Letztere Bedeutung ist seit jeher in Österreich verbreitet, von wo sie auch in altkroatische Texte gelangte. Das restliche Osteuropa hält sich an die beiden ersten Bedeutungen. Bei Russen, Bulgaren und Ukrainern ist „cech“ die Fabrik, Werkshalle. Seit Urzeiten bis heute: In Moskau steht eine private „kolbasnyj cech“ zum Verkauf, eine Wurstfabrik, im bulgarischen Sliven werkelt eine „sladkarski cech“, eine Groß-Konditorei, im lettischen Riga betreibt ein Russe seine „transportnyj cech“, im ukrainischen Donezk-Becken wurde eine „podpolnyj alkogolnyj cech“ ausgehoben, eine illegale Schnapsbrennerei etc. Neu sind jedoch die „kobsarskij cech“ in Kiew und Charkow, die „Gitarrenwerkstatt“, in der uralte Instrumente gelehrt werden, die „cech russkich istorikov“ (russische Historikerwerkstatt), ein Studentenzirkel an der Universität Saratow, und ähnliche mehr.

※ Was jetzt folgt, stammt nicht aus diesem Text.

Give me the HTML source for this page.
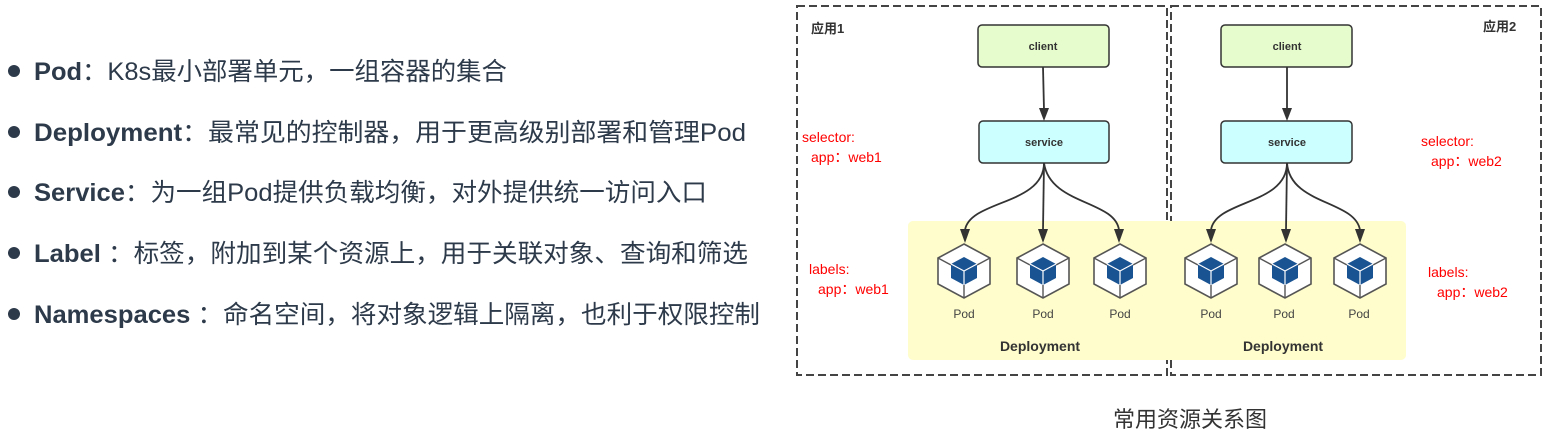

Ganz anders bei Südslaven, wo das Substantiv „ceh“ meist mit dem Verb „platiti“ kombiniert ist, was wie deutsch „Zeche bezahlen“ heißt: „Narod platio ceh nerealne politike“, klagte vor Jahren ein serbisches Blatt: Das Volk zahlte die Zeche einer unrealistischen Politik. Bei bosnischen Arbeitsämtern waren 2005 „dva miliona maraka kafanskih cehova“ aufgelaufen, zwei Millionen Mark Kneipenrechnungen. In Belgrad seufzte ein Kommentator: „Istorija uci da ce ceh biti veci od ocekivanog“ (Die Geschichte lehrt, daß die Zeche höher als erwartet ausfällt). Mein persönlicher Favorit ist ein Graffito aus Kroatien: „Neko drugi ce morati da plati ceh, ja ovakov zivot nisam narucio“ (Soll jemand anders die Zeche zahlen, ich habe dieses Leben nicht bestellt). Stimme einer Generation!